Some of the costumes from the exhibition. A reconstruction of the Kuan Yin costume stands at the front left of the photo. Photo by Gaven Trinidad. 

Discussions around controversial aspects of the exhibit were had with students, community members, and both Williams College and Jacobs Pillow’s staff. “I also like to think that the exhibition is another small part of the movement to decolonize dance more generally,” shared Murphy. In retrospect, the curators have acknowledged what could have been done to better address certain aspects of the exhibition, particularly for audiences whose cultures St. Denis and Shawn took inspiration from.

“I would have included students in discussions about the exhibition while we were working on it rather than after it was up,” reflected Murphy, before adding: “I wanted to put St. Denis and Shawn into their social, political, and historical contexts, but it ended up not being clear to everyone.
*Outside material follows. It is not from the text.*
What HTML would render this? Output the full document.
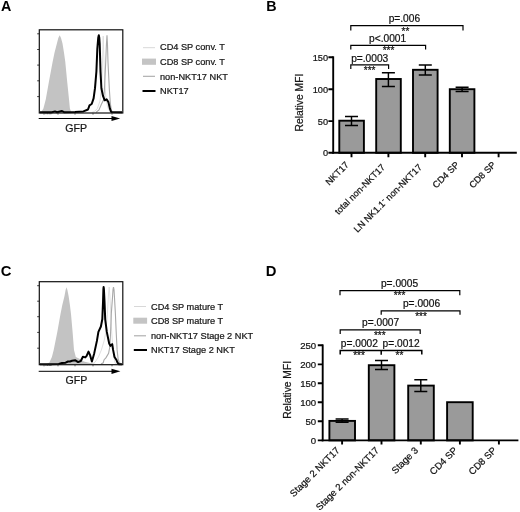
<!DOCTYPE html>
<html>
<head>
<meta charset="utf-8">
<title>Figure</title>
<style>
html,body{margin:0;padding:0;background:#fff;}
body{width:520px;height:512px;overflow:hidden;font-family:"Liberation Sans",sans-serif;}
svg{display:block;font-family:"Liberation Sans",sans-serif;filter:blur(0.3px);}
text{stroke:#111;stroke-width:0.22px;}
.pl{stroke:none;}
.pl{font-weight:bold;font-size:14.3px;fill:#000;}
.lg{font-size:9.2px;fill:#1a1a1a;}
.ax{font-size:10.6px;fill:#1a1a1a;}
.tk{font-size:9.2px;fill:#111;}
.td{font-size:9.6px;fill:#111;}
.pv{font-size:10.2px;fill:#111;}
.st{font-size:10px;fill:#111;}
.xl{font-size:9.2px;fill:#111;}
.xd{font-size:9.6px;fill:#111;}
.bar{fill:#9a9a9a;stroke:#000;stroke-width:1.9;}
.ln{stroke:#000;stroke-width:1.9;fill:none;}
.eb{stroke:#000;stroke-width:1.45;fill:none;}
.br{stroke:#000;stroke-width:1.2;fill:none;}
</style>
</head>
<body>
<svg width="520" height="512" viewBox="0 0 520 512">
<rect x="0" y="0" width="520" height="512" fill="#fff"/>

<!-- ================= PANEL A ================= -->
<g id="panelA">
<text class="pl" x="0.9" y="10.7">A</text>
<!-- gray filled peak -->
<path d="M40,112.6 L41.1,112.2 L43.4,108.5 L45.8,99.2 L49.1,80.7 L52.6,62.1 L54.5,52.8 L56.9,43.6 L58.3,38 L59.7,35.2 L61,38 L62.5,43.6 L64,52.8 L65.3,62.1 L67.1,80.7 L69,99.2 L69.9,108.5 L71.2,112.2 L73,112.6 Z" fill="#c3c3c3"/>
<!-- light thin line -->
<path d="M92,112.4 L94.5,111.4 L97.3,108.6 L100,101 L102,80.7 L102.7,55 L103.2,36.1 L103.8,55 L104.7,80.7 L106,100 L108,108 L110,112" fill="none" stroke="#dcdcdc" stroke-width="0.9"/>
<!-- gray line -->
<path d="M96,112.4 L99,110 L101.5,104 L103.5,100 L104.4,90 L105.7,62.2 L106.4,45 L107,35.2 L107.5,45 L108,62.2 L109.4,90 L110.3,103 L111.3,110 L112.5,112.4" fill="none" stroke="#a8a8a8" stroke-width="1.1"/>
<!-- black NKT17 line -->
<path d="M40,112.3 L52,112.3 L55,111.4 L57,112.2 L62,111 L64,112.2 L75,112 L83.4,111.4 L88,109.5 L89.5,105.3 L91.7,104 L93.6,98.4 L95,88.2 L96.4,71.5 L97.3,49.2 L98.2,38 L98.8,35.2 L99.3,38 L99.7,43.6 L100.5,71.5 L101.4,88.2 L102.9,95.6 L104.7,100.3 L106.6,99.3 L108.4,102.1 L109.9,108.6 L111.2,112 L122,112.3" fill="none" stroke="#000" stroke-width="2" stroke-linejoin="round"/>
<!-- box -->
<rect x="39.3" y="29.8" width="83.5" height="83.2" fill="none" stroke="#111" stroke-width="1.2"/>
<!-- y ticks -->
<path d="M37.2,33.8H39.3M37.2,49.5H39.3M37.2,65.1H39.3M37.2,80.8H39.3M37.2,96.6H39.3" stroke="#222" stroke-width="0.9"/>
<!-- x ticks -->
<path d="M44,113v1.6M46,113v1.2M47.5,113v1.2M49,113v1.2M50,113v1.2M51,113v1.2M58,113v1.6M75,113v1.6M93,113v1.6M112,113v1.6" stroke="#333" stroke-width="0.8"/>
<!-- arrow -->
<path d="M38.7,118.5H113" stroke="#000" stroke-width="1"/>
<path d="M111.5,115.9L120.2,118.5L111.5,121.1Z" fill="#000"/>
<text class="ax" x="76.2" y="131.6" text-anchor="middle">GFP</text>
<!-- legend -->
<path d="M143,47.7H155" stroke="#d8d8d8" stroke-width="1"/>
<rect x="142" y="58.6" width="14" height="6.2" fill="#c4c4c4"/>
<path d="M143,76.3H155" stroke="#a8a8a8" stroke-width="1.1"/>
<path d="M142.5,91H155.5" stroke="#000" stroke-width="2"/>
<text class="lg" x="160" y="50.3">CD4 SP conv. T</text>
<text class="lg" x="160" y="65.2">CD8 SP conv. T</text>
<text class="lg" x="160" y="79.6">non-NKT17 NKT</text>
<text class="lg" x="160" y="94.2">NKT17</text>
</g>

<!-- ================= PANEL C ================= -->
<g id="panelC">
<text class="pl" style="font-size:14.8px" x="0.7" y="275.7">C</text>
<!-- gray filled peak -->
<path d="M40,364.2 L47,363.8 L49.4,362.4 L51.9,357 L53.7,349.9 L57.3,331.9 L60.5,313.9 L62.3,305 L64.5,296 L65.6,290 L66.5,287.3 L67.4,290 L68.6,296 L69.9,305 L71,313.9 L72.6,331.9 L74,349.9 L75.8,357 L79.4,358.8 L83.9,361.5 L90,363 L96,364 L100,364.2 Z" fill="#c3c3c3"/>
<!-- light thin line -->
<path d="M92,364 L95.1,362.1 L98.4,357 L101.4,349.9 L104.1,340.9 L105.9,331.9 L107.4,313.9 L108.4,296 L109.2,287 L109.9,296 L110.8,313.9 L111.7,331.9 L112.8,346.3 L114,357 L114.9,362.4 L116,364" fill="none" stroke="#dcdcdc" stroke-width="0.9"/>
<!-- gray line -->
<path d="M101,364 L103.2,362.8 L104.1,359.7 L105.9,357.9 L108.6,353.4 L109.9,346.3 L110.6,331.9 L111.3,313.9 L112.6,296 L113,289.5 L113.5,287 L114,289.5 L114.4,296 L115.4,313.9 L116.2,331.9 L117.1,349.9 L118.1,358.8 L119.4,362.8 L121,364" fill="none" stroke="#a8a8a8" stroke-width="1.1"/>
<!-- black line -->
<path d="M40,364.2 L50,364.2 L58.8,364 L62,363 L65.6,362.7 L68,361.5 L70,361.5 L72,360.8 L75.4,360.3 L78.1,362.1 L80.8,361 L82.9,356.7 L85.3,357.4 L86.5,356.1 L88.5,351.6 L90.1,355.2 L91.9,361.5 L94.2,353.4 L96.9,340.9 L98.4,331.9 L100.9,326.5 L102.3,319.3 L103.05,301.4 L103.4,289 L103.6,287 L103.9,289 L104.5,301.4 L105.2,319.3 L106.8,331.9 L109.2,343.6 L110.4,345.9 L112.2,344.1 L113.1,349.9 L114.5,357 L116.3,359.7 L117.6,362.8 L119,364.2 L122,364.2" fill="none" stroke="#000" stroke-width="2" stroke-linejoin="round"/>
<!-- box -->
<rect x="39.3" y="281.7" width="83.5" height="83" fill="none" stroke="#111" stroke-width="1.2"/>
<path d="M37.2,285.7H39.3M37.2,301.2H39.3M37.2,316.7H39.3M37.2,332.4H39.3M37.2,348.2H39.3" stroke="#222" stroke-width="0.9"/>
<path d="M44,364.7v1.6M46,364.7v1.2M47.5,364.7v1.2M49,364.7v1.2M50,364.7v1.2M51,364.7v1.2M58,364.7v1.6M75,364.7v1.6M93,364.7v1.6M112,364.7v1.6" stroke="#333" stroke-width="0.8"/>
<!-- arrow -->
<path d="M38.7,371.3H113" stroke="#000" stroke-width="1"/>
<path d="M111.5,368.7L120.4,371.3L111.5,373.9Z" fill="#000"/>
<text class="ax" x="76.4" y="383.6" text-anchor="middle">GFP</text>
<!-- legend -->
<path d="M134,306.5H146" stroke="#d8d8d8" stroke-width="1"/>
<rect x="133.3" y="317.7" width="13.8" height="6" fill="#c4c4c4"/>
<path d="M134,335.8H146" stroke="#a8a8a8" stroke-width="1.1"/>
<path d="M133.8,350H147" stroke="#000" stroke-width="2"/>
<text class="lg" x="151" y="309.9">CD4 SP mature T</text>
<text class="lg" x="151" y="324.3">CD8 SP mature T</text>
<text class="lg" x="151" y="339.1">non-NKT17 Stage 2 NKT</text>
<text class="lg" x="151" y="353.4">NKT17 Stage 2 NKT</text>
</g>

<!-- ================= PANEL B ================= -->
<g id="panelB">
<text class="pl" x="266.2" y="10.7">B</text>
<!-- bars -->
<rect class="bar" x="339.3" y="120.7" width="24.6" height="32.1"/>
<rect class="bar" x="376.2" y="79" width="24.6" height="73.8"/>
<rect class="bar" x="413" y="69.8" width="24.6" height="83"/>
<rect class="bar" x="449.8" y="89.2" width="24.6" height="63.6"/>
<!-- error bars -->
<path class="eb" d="M351.5,116.5V125.4M345,116.5H358M345,125.4H358"/>
<path class="eb" d="M388.4,72.7V86.5M381.9,72.7H394.9M381.9,86.5H394.9"/>
<path class="eb" d="M425.3,64.9V75M418.8,64.9H431.8M418.8,75H431.8"/>
<path class="eb" d="M462.1,87.2V91.4M455.6,87.2H468.6M455.6,91.4H468.6"/>
<!-- axes -->
<path class="ln" d="M333.2,56.3V153.7"/>
<path class="ln" d="M332.3,152.8H516.8"/>
<path class="ln" d="M328.4,57.2H333.2M328.4,89.2H333.2M328.4,121.1H333.2M328.4,152.8H333.2"/>
<path class="ln" d="M351.5,152.8V157.3M388.4,152.8V157.3M425.2,152.8V157.3M462,152.8V157.3M498.6,152.8V157.3"/>
<!-- tick labels -->
<text class="tk" x="328" y="60.8" text-anchor="end">150</text>
<text class="tk" x="328" y="92.8" text-anchor="end">100</text>
<text class="tk" x="328" y="124.7" text-anchor="end">50</text>
<text class="tk" x="328" y="156.4" text-anchor="end">0</text>
<text class="ax" style="font-size:10.3px" transform="translate(302.9,102.6) rotate(-90)" text-anchor="middle">Relative MFI</text>
<!-- brackets -->
<text class="pv" x="404.4" y="21.7" text-anchor="middle">p=.006</text>
<path class="br" d="M350.8,30.6V25.7H463V30.6"/>
<text class="st" x="405.4" y="34.5" text-anchor="middle">**</text>
<text class="pv" x="387.6" y="41.9" text-anchor="middle">p&lt;.0001</text>
<path class="br" d="M350.8,49.6V45.4H425.6V49.6"/>
<text class="st" x="388.5" y="53.8" text-anchor="middle">***</text>
<text class="pv" x="369.7" y="62.3" text-anchor="middle">p=.0003</text>
<path class="br" d="M350.8,69V64.8H388.6V69"/>
<text class="st" x="369.6" y="74.3" text-anchor="middle">***</text>
<!-- x labels -->
<text class="xl" transform="translate(349.4,165.4) rotate(-45)" text-anchor="end">NKT17</text>
<text class="xl" transform="translate(385.7,167.9) rotate(-45)" text-anchor="end">total non-NKT17</text>
<text class="xl" transform="translate(422.5,167.9) rotate(-45)" text-anchor="end">LN NK1.1<tspan font-size="7.5" dy="-3">-</tspan><tspan dy="3"> non-NKT17</tspan></text>
<text class="xl" transform="translate(459.8,165.3) rotate(-45)" text-anchor="end">CD4 SP</text>
<text class="xl" transform="translate(496.4,165.3) rotate(-45)" text-anchor="end">CD8 SP</text>
</g>
<!-- ================= PANEL D ================= -->
<g id="panelD">
<text class="pl" style="font-size:14.8px" x="265.8" y="275.7">D</text>
<!-- bars -->
<rect class="bar" x="329.4" y="420.9" width="25.6" height="19.5"/>
<rect class="bar" x="368.8" y="365.2" width="25.6" height="75.2"/>
<rect class="bar" x="408.2" y="385.6" width="25.6" height="54.8"/>
<rect class="bar" x="447.1" y="402.2" width="25.6" height="38.2"/>
<!-- error bars -->
<path class="eb" d="M342.1,419V422.2M335.6,419H348.6M335.6,422.2H348.6"/>
<path class="eb" d="M381.5,360.5V369.4M375,360.5H388M375,369.4H388"/>
<path class="eb" d="M420.8,379.7V391.4M414.3,379.7H427.3M414.3,391.4H427.3"/>
<!-- axes -->
<path class="ln" d="M322.7,344.4V441.3"/>
<path class="ln" d="M321.7,440.4H518.4"/>
<path class="ln" d="M317.8,345.2H322.8M317.8,364.4H322.8M317.8,383.3H322.8M317.8,402.2H322.8M317.8,421.2H322.8M317.8,440.4H322.8"/>
<path class="ln" d="M342.1,440.4V444.6M381.5,440.4V444.6M420.8,440.4V444.6M459.9,440.4V444.6M498.9,440.4V444.6"/>
<!-- tick labels -->
<text class="td" x="316.2" y="348.8" text-anchor="end">250</text>
<text class="td" x="316.2" y="368" text-anchor="end">200</text>
<text class="td" x="316.2" y="386.9" text-anchor="end">150</text>
<text class="td" x="316.2" y="405.8" text-anchor="end">100</text>
<text class="td" x="316.2" y="424.8" text-anchor="end">50</text>
<text class="td" x="316.2" y="444" text-anchor="end">0</text>
<text class="ax" style="font-size:10.3px" transform="translate(291.3,389.8) rotate(-90)" text-anchor="middle">Relative MFI</text>
<!-- brackets -->
<text class="pv" x="399.5" y="287.1" text-anchor="middle">p=.0005</text>
<path class="br" d="M340,295.2V290.6H459.8V295.2"/>
<text class="st" x="399.5" y="299.1" text-anchor="middle">***</text>
<text class="pv" x="421.5" y="307.3" text-anchor="middle">p=.0006</text>
<path class="br" d="M381.2,314.8V310.8H460V314.8"/>
<text class="st" x="421" y="319.5" text-anchor="middle">***</text>
<text class="pv" x="380.6" y="326.4" text-anchor="middle">p=.0007</text>
<path class="br" d="M340.2,334V329.9H420.2V334"/>
<text class="st" x="379.8" y="338.8" text-anchor="middle">***</text>
<text class="pv" x="340.8" y="347.1">p=.0002</text>
<text class="pv" x="382.6" y="347.1">p=.0012</text>
<path class="br" d="M340.2,354.4V350.5H421.8V354.4M381.2,350.5V354.8" style="stroke-width:1.5"/>
<text class="st" x="359" y="358.8" text-anchor="middle">***</text>
<text class="st" x="399.5" y="358.8" text-anchor="middle">**</text>
<!-- x labels -->
<text class="xd" transform="translate(340.2,451) rotate(-45)" text-anchor="end">Stage 2 NKT17</text>
<text class="xd" transform="translate(379.6,451) rotate(-45)" text-anchor="end">Stage 2 non-NKT17</text>
<text class="xd" transform="translate(418.8,451) rotate(-45)" text-anchor="end">Stage 3</text>
<text class="xd" transform="translate(458,451) rotate(-45)" text-anchor="end">CD4 SP</text>
<text class="xd" transform="translate(497,451) rotate(-45)" text-anchor="end">CD8 SP</text>
</g>
</svg>
</body>
</html>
I think we might have emphasized a point Caroline [Hamilton] made really well about the costumes—that these objects show the marks of time.”

Hamilton hopes the exhibition and its possible iterations become great resources for artists and scholars. “They are amazing pieces of dance and design history,” she reflected, “I hope they foster productive conversations on the presentation of items that in today’s standards are viewed as examples of cultural appropriation.”

I agree with Hamilton that that these pieces of dance and design history can be tools to foster productive conversations, and I desire to see how Murphy will reshape and involve more contemporary voices into the exhibition if it tours.

Jacob’s Pillow is an artistic home of mine, and, having also interned in its archives, I hope that we continue to learn how to critically analyze and confront the artistic creations of the past, think of our present, and take the steps to create inclusive worlds on and off stage going forward. Since the times of the Denishawn Dancers, both dance and our politics have evolved, and it is essential that we wrestle with our past to create a radically inclusive future for diverse artistic pioneers to perform their truths.